Directions = Print every line of the listing exactly, please.

Data section =

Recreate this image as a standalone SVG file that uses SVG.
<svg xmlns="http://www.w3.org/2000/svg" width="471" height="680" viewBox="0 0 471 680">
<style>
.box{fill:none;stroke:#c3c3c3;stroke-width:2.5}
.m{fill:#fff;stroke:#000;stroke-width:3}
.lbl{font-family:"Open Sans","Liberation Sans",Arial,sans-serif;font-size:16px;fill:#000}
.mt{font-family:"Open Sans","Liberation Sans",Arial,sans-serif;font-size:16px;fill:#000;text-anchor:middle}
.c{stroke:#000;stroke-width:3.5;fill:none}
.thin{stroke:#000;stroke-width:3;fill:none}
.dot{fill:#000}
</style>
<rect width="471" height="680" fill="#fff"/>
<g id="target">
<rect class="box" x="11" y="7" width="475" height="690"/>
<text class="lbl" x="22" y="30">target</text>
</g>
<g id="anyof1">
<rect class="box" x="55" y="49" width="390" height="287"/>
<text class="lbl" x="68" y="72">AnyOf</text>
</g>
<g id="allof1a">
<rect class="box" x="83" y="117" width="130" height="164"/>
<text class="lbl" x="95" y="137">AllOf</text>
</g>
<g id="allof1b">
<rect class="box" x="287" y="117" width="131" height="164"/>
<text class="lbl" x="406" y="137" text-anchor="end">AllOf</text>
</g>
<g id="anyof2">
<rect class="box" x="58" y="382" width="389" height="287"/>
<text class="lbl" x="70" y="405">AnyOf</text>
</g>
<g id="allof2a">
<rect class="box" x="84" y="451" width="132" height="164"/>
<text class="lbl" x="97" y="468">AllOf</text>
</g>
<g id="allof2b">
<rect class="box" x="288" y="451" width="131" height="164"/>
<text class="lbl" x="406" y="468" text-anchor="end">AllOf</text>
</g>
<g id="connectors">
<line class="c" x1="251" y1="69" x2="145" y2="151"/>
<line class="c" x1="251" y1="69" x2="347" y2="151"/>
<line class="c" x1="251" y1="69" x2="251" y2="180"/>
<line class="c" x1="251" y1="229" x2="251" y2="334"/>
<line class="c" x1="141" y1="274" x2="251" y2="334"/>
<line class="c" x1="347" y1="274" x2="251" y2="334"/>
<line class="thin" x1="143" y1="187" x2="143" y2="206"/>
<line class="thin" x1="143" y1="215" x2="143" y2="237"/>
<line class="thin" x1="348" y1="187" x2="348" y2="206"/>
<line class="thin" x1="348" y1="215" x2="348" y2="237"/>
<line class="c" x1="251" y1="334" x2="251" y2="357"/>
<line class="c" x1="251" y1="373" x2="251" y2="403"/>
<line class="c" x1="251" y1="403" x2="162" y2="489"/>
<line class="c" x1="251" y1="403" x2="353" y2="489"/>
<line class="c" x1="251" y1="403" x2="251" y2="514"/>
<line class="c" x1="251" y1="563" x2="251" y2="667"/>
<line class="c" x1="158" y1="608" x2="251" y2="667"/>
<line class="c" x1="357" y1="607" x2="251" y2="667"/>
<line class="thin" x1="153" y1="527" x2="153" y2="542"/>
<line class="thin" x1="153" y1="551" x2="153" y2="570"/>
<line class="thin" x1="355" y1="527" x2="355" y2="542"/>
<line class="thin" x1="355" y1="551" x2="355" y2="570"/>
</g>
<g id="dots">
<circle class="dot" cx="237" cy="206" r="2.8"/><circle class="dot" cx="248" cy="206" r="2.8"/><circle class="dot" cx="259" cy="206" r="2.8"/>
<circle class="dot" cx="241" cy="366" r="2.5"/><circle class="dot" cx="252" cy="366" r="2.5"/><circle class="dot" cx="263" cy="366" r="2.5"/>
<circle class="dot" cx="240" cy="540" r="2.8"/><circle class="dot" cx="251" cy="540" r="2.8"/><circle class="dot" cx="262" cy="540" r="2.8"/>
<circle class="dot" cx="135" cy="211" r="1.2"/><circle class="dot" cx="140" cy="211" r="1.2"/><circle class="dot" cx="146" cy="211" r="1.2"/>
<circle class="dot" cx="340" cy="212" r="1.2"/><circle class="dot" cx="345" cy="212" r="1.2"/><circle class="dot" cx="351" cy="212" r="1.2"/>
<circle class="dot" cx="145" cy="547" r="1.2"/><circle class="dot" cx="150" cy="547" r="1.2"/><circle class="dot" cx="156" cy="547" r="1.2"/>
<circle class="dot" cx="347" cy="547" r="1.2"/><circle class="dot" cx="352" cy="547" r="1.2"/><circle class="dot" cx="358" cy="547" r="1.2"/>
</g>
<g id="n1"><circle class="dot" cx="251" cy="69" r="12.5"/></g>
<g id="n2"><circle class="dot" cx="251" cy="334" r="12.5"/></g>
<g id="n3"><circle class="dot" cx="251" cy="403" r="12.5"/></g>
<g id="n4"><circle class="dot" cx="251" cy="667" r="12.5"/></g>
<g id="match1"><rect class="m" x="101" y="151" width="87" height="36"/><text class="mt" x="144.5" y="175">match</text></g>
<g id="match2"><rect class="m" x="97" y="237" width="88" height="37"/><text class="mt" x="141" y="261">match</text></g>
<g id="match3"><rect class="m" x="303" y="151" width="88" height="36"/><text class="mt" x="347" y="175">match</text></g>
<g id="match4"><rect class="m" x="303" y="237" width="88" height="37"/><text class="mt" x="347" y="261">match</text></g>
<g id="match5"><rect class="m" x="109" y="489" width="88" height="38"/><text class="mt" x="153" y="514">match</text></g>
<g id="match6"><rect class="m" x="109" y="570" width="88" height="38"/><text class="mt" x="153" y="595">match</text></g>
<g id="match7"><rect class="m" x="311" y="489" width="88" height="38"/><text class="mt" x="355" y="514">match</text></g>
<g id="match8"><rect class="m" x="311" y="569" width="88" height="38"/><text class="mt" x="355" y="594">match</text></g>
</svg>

Task output =
Recreate this image as a standalone SVG file that uses SVG.
<svg xmlns="http://www.w3.org/2000/svg" width="471" height="680" viewBox="0 0 471 680">
<style>
.box{fill:none;stroke:#c3c3c3;stroke-width:2.5}
.m{fill:#fff;stroke:#000;stroke-width:3}
.lbl{font-family:"Open Sans","Liberation Sans",Arial,sans-serif;font-size:16px;fill:#000}
.mt{font-family:"Open Sans","Liberation Sans",Arial,sans-serif;font-size:16px;fill:#000;text-anchor:middle}
.c{stroke:#000;stroke-width:3.5;fill:none}
.thin{stroke:#000;stroke-width:3;fill:none}
.dot{fill:#000}
</style>
<rect width="471" height="680" fill="#fff"/>
<g id="target">
<rect class="box" x="11" y="7" width="475" height="690"/>
<text class="lbl" x="22" y="30">target</text>
</g>
<g id="anyof1">
<rect class="box" x="55" y="49" width="390" height="287"/>
<text class="lbl" x="68" y="72">AnyOf</text>
</g>
<g id="allof1a">
<rect class="box" x="83" y="117" width="130" height="164"/>
<text class="lbl" x="95" y="137">AllOf</text>
</g>
<g id="allof1b">
<rect class="box" x="287" y="117" width="131" height="164"/>
<text class="lbl" x="406" y="137" text-anchor="end">AllOf</text>
</g>
<g id="anyof2">
<rect class="box" x="58" y="382" width="389" height="287"/>
<text class="lbl" x="70" y="405">AnyOf</text>
</g>
<g id="allof2a">
<rect class="box" x="84" y="451" width="132" height="164"/>
<text class="lbl" x="97" y="468">AllOf</text>
</g>
<g id="allof2b">
<rect class="box" x="288" y="451" width="131" height="164"/>
<text class="lbl" x="406" y="468" text-anchor="end">AllOf</text>
</g>
<g id="connectors">
<line class="c" x1="251" y1="69" x2="145" y2="151"/>
<line class="c" x1="251" y1="69" x2="347" y2="151"/>
<line class="c" x1="251" y1="69" x2="251" y2="180"/>
<line class="c" x1="251" y1="229" x2="251" y2="334"/>
<line class="c" x1="141" y1="274" x2="251" y2="334"/>
<line class="c" x1="347" y1="274" x2="251" y2="334"/>
<line class="thin" x1="143" y1="187" x2="143" y2="206"/>
<line class="thin" x1="143" y1="215" x2="143" y2="237"/>
<line class="thin" x1="348" y1="187" x2="348" y2="206"/>
<line class="thin" x1="348" y1="215" x2="348" y2="237"/>
<line class="c" x1="251" y1="334" x2="251" y2="357"/>
<line class="c" x1="251" y1="373" x2="251" y2="403"/>
<line class="c" x1="251" y1="403" x2="162" y2="489"/>
<line class="c" x1="251" y1="403" x2="353" y2="489"/>
<line class="c" x1="251" y1="403" x2="251" y2="514"/>
<line class="c" x1="251" y1="563" x2="251" y2="667"/>
<line class="c" x1="158" y1="608" x2="251" y2="667"/>
<line class="c" x1="357" y1="607" x2="251" y2="667"/>
<line class="thin" x1="153" y1="527" x2="153" y2="542"/>
<line class="thin" x1="153" y1="551" x2="153" y2="570"/>
<line class="thin" x1="355" y1="527" x2="355" y2="542"/>
<line class="thin" x1="355" y1="551" x2="355" y2="570"/>
</g>
<g id="dots">
<circle class="dot" cx="237" cy="206" r="2.8"/><circle class="dot" cx="248" cy="206" r="2.8"/><circle class="dot" cx="259" cy="206" r="2.8"/>
<circle class="dot" cx="241" cy="366" r="2.5"/><circle class="dot" cx="252" cy="366" r="2.5"/><circle class="dot" cx="263" cy="366" r="2.5"/>
<circle class="dot" cx="240" cy="540" r="2.8"/><circle class="dot" cx="251" cy="540" r="2.8"/><circle class="dot" cx="262" cy="540" r="2.8"/>
<circle class="dot" cx="135" cy="211" r="1.2"/><circle class="dot" cx="140" cy="211" r="1.2"/><circle class="dot" cx="146" cy="211" r="1.2"/>
<circle class="dot" cx="340" cy="212" r="1.2"/><circle class="dot" cx="345" cy="212" r="1.2"/><circle class="dot" cx="351" cy="212" r="1.2"/>
<circle class="dot" cx="145" cy="547" r="1.2"/><circle class="dot" cx="150" cy="547" r="1.2"/><circle class="dot" cx="156" cy="547" r="1.2"/>
<circle class="dot" cx="347" cy="547" r="1.2"/><circle class="dot" cx="352" cy="547" r="1.2"/><circle class="dot" cx="358" cy="547" r="1.2"/>
</g>
<g id="n1"><circle class="dot" cx="251" cy="69" r="12.5"/></g>
<g id="n2"><circle class="dot" cx="251" cy="334" r="12.5"/></g>
<g id="n3"><circle class="dot" cx="251" cy="403" r="12.5"/></g>
<g id="n4"><circle class="dot" cx="251" cy="667" r="12.5"/></g>
<g id="match1"><rect class="m" x="101" y="151" width="87" height="36"/><text class="mt" x="144.5" y="175">match</text></g>
<g id="match2"><rect class="m" x="97" y="237" width="88" height="37"/><text class="mt" x="141" y="261">match</text></g>
<g id="match3"><rect class="m" x="303" y="151" width="88" height="36"/><text class="mt" x="347" y="175">match</text></g>
<g id="match4"><rect class="m" x="303" y="237" width="88" height="37"/><text class="mt" x="347" y="261">match</text></g>
<g id="match5"><rect class="m" x="109" y="489" width="88" height="38"/><text class="mt" x="153" y="514">match</text></g>
<g id="match6"><rect class="m" x="109" y="570" width="88" height="38"/><text class="mt" x="153" y="595">match</text></g>
<g id="match7"><rect class="m" x="311" y="489" width="88" height="38"/><text class="mt" x="355" y="514">match</text></g>
<g id="match8"><rect class="m" x="311" y="569" width="88" height="38"/><text class="mt" x="355" y="594">match</text></g>
</svg>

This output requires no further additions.